## [Dataset excerpt]
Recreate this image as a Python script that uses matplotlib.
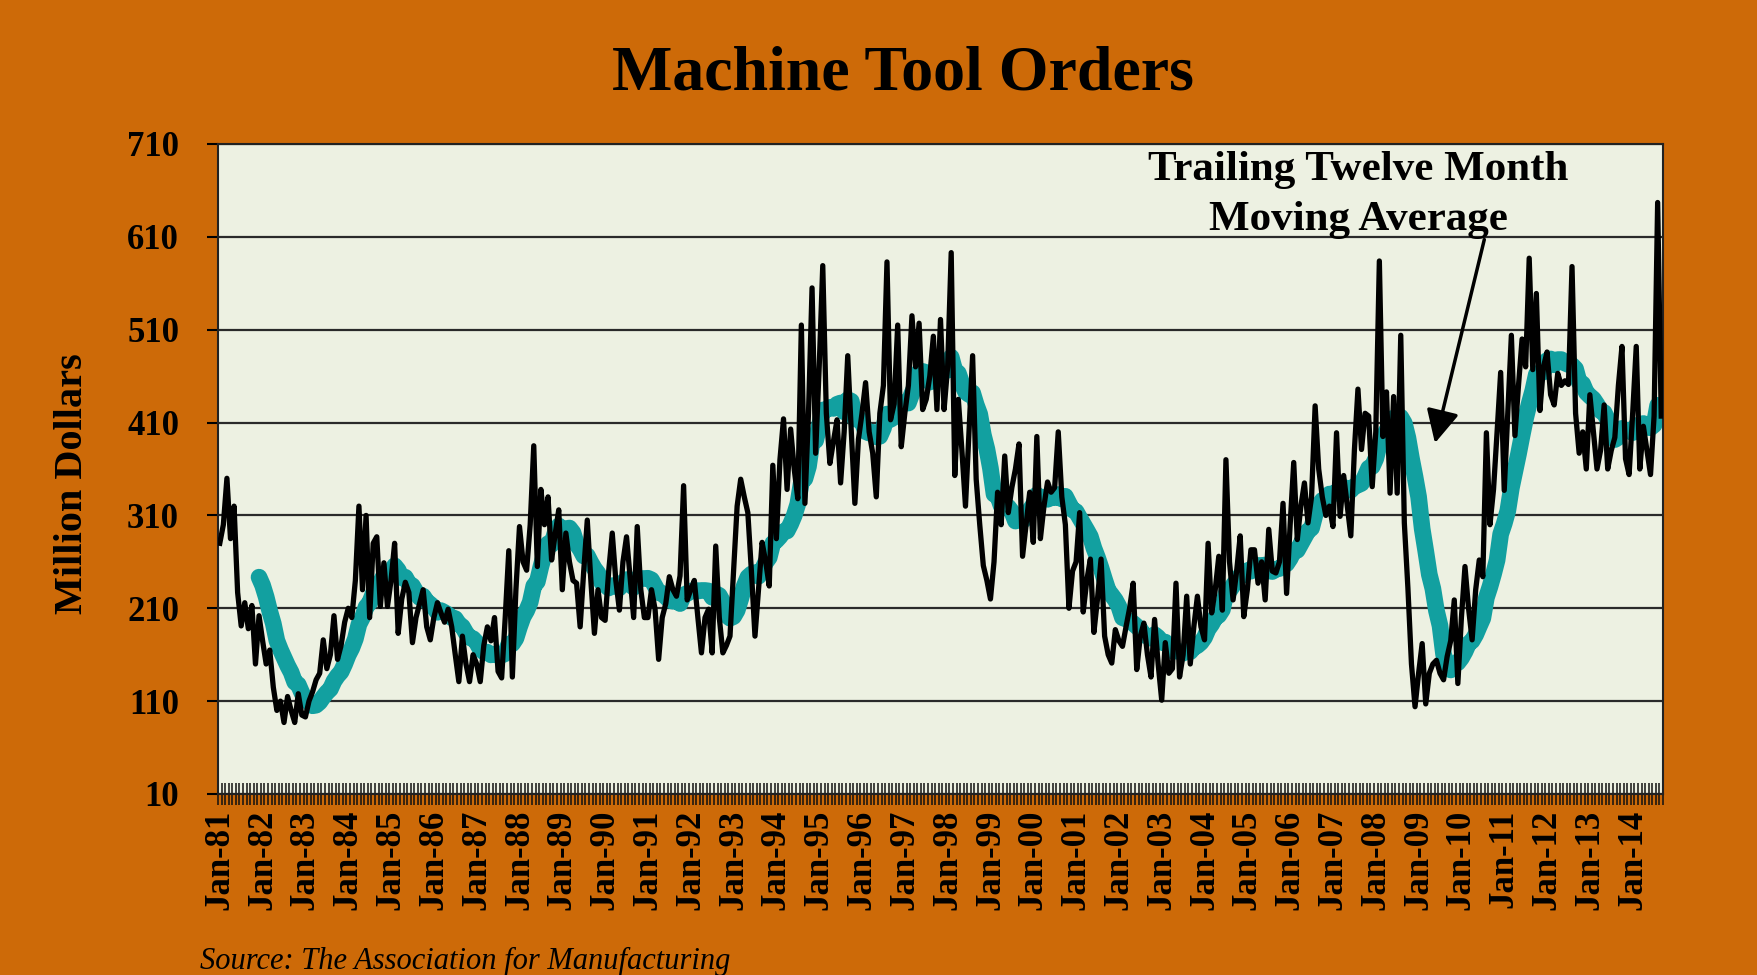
import numpy as np
import pandas as pd
import matplotlib
matplotlib.use("Agg")
import matplotlib.pyplot as plt

plt.rcParams['font.family'] = ['Liberation Serif', 'DejaVu Serif']

# monthly machine tool orders, million dollars, Jan 1981 onwards
orders = [
    280, 300, 350, 285, 320, 227, 191, 216, 188, 213, 150, 202,  # 1981
    175, 150, 165, 125, 100, 110, 87, 115, 100, 87, 118, 95,     # 1982
    93, 110, 120, 133, 140, 176, 145, 160, 202, 155, 170, 195,   # 1983
    210, 200, 240, 320, 230, 310, 200, 280, 287, 212, 259, 212,  # 1984
    240, 280, 183, 220, 238, 227, 173, 200, 215, 230, 190, 176,  # 1985
    200, 216, 205, 195, 209, 190, 160, 131, 180, 150, 131, 160,  # 1986
    150, 131, 170, 190, 175, 200, 142, 135, 200, 272, 136, 230,  # 1987
    298, 260, 251, 300, 385, 255, 338, 300, 330, 262, 290, 316,  # 1988
    230, 291, 260, 240, 237, 190, 250, 305, 240, 183, 230, 200,  # 1989
    197, 250, 291, 240, 208, 260, 287, 244, 200, 298, 230, 200,  # 1990
    200, 230, 209, 155, 200, 215, 244, 230, 223, 245, 342, 219,  # 1991
    230, 240, 200, 162, 200, 209, 162, 277, 200, 162, 170, 180,  # 1992
    250, 320, 349, 330, 313, 250, 180, 230, 281, 260, 234, 364,  # 1993
    285, 370, 414, 338, 403, 360, 328, 515, 323, 420, 555, 377,  # 1994
    470, 579, 420, 366, 390, 413, 345, 400, 482, 400, 323, 392,  # 1995
    420, 453, 400, 377, 330, 420, 450, 583, 413, 430, 515, 384,  # 1996
    420, 450, 525, 470, 517, 424, 435, 460, 503, 424, 521, 424,  # 1997
    470, 593, 353, 435, 380, 320, 400, 482, 349, 300, 256, 240,  # 1998
    220, 260, 335, 300, 374, 313, 340, 360, 387, 266, 300, 335,  # 1999
    281, 395, 285, 320, 346, 335, 340, 400, 330, 300, 210, 250,  # 2000
    260, 313, 206, 240, 263, 184, 220, 263, 180, 160, 151, 187,  # 2001
    175, 169, 190, 210, 237, 144, 180, 194, 160, 136, 198, 150,  # 2002
    111, 173, 140, 145, 237, 136, 160, 223, 150, 190, 223, 190,  # 2003
    176, 280, 205, 230, 266, 208, 370, 260, 219, 250, 288, 201,  # 2004
    230, 273, 273, 237, 260, 219, 295, 250, 248, 260, 323, 226,  # 2005
    300, 367, 284, 320, 345, 302, 330, 428, 360, 330, 310, 320,  # 2006
    298, 399, 309, 353, 320, 288, 380, 446, 381, 420, 417, 341,  # 2007
    400, 584, 395, 443, 334, 438, 334, 504, 302, 232, 150, 104,  # 2008
    140, 172, 107, 140, 150, 154, 140, 133, 158, 175, 219, 129,  # 2009
    200, 255, 210, 176, 230, 262, 244, 399, 300, 338, 400, 464,  # 2010
    337, 420, 504, 396, 450, 500, 470, 587, 467, 549, 423, 470,  # 2011
    486, 440, 429, 463, 450, 455, 451, 578, 420, 377, 400, 360,  # 2012
    440, 400, 360, 380, 429, 360, 380, 394, 450, 492, 371, 354,  # 2013
    420, 492, 360, 406, 380, 354, 417, 647, 417,                 # 2014
]
first_month = "1981-01"
y_ticks = list(range(10, 711, 100))

ORANGE = '#CD6A08'
PLOT_BG = '#EDF1E2'
TEAL = '#12A0A0'

months = pd.date_range(first_month, periods=len(orders), freq='MS')
x = np.arange(len(orders))
ttm = pd.Series(orders).rolling(12).mean()

fig = plt.figure(figsize=(17.58, 9.75), dpi=100, facecolor=ORANGE)
ax = fig.add_axes([218 / 1758, 1 - 794 / 975, 1445 / 1758, 650 / 975])
ax.set_facecolor(PLOT_BG)

ax.plot(x, ttm, color=TEAL, lw=12, solid_capstyle='round', zorder=2)
ax.plot(x, orders, color='black', lw=3.8, zorder=3)

ax.set_xlim(-0.5, len(orders) - 0.5)
ax.set_ylim(10, 710)
ax.set_yticks(y_ticks)
ax.grid(axis='y', color='#2a2a2a', lw=1.6)
ax.set_axisbelow(True)

jan = np.where(months.month == 1)[0]
ax.set_xticks(jan)
ax.set_xticklabels(months[jan].strftime('%b-%y'))
ax.set_xticks(np.arange(-0.5, len(orders), 1), minor=True)
ax.tick_params(axis='x', which='major', length=0, pad=11, labelsize=25, labelrotation=90)
ax.tick_params(axis='x', which='minor', direction='inout', length=16, width=1.1, color='#111111')
ax.tick_params(axis='y', direction='out', length=8, width=1.5, pad=20, labelsize=25)
for lab in ax.get_xticklabels() + ax.get_yticklabels():
    lab.set_fontweight('bold')
for sp in ax.spines.values():
    sp.set_color('#222222')
    sp.set_linewidth(1.5)

ax.annotate('', xy=(340.4, 385), xytext=(354.6, 610),
            arrowprops=dict(arrowstyle='-|>,head_length=0.8,head_width=0.4',
                            lw=2.5, color='black', mutation_scale=25), zorder=5)
ax.text(319, 655, 'Trailing Twelve Month\nMoving Average', ha='center', va='center',
        fontsize=31, fontweight='bold', linespacing=1.4, zorder=5)

fig.text(903 / 1758, 1 - 75 / 975, 'Machine Tool Orders', ha='center', va='center',
         fontsize=46, fontweight='bold')
fig.text(73 / 1758, 1 - 484 / 975, 'Million Dollars', ha='center', va='center',
         rotation=90, fontsize=29, fontweight='bold')
fig.text(200 / 1758, 1 - 961 / 975, 'Source: The Association for Manufacturing',
         ha='left', va='center', fontsize=22, style='italic')

fig.savefig('out.png', dpi=100, facecolor=fig.get_facecolor())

## [What you should do]
From the first line above through the line containing "plt.rcParams['font.family'] = ['Liberation", copy everything exactly, without the pictures.

## [Answer to the exercise]
Recreate this image as a Python script that uses matplotlib.
import numpy as np
import pandas as pd
import matplotlib
matplotlib.use("Agg")
import matplotlib.pyplot as plt

plt.rcParams['font.family'] = ['Liberation Serif', 'DejaVu Serif']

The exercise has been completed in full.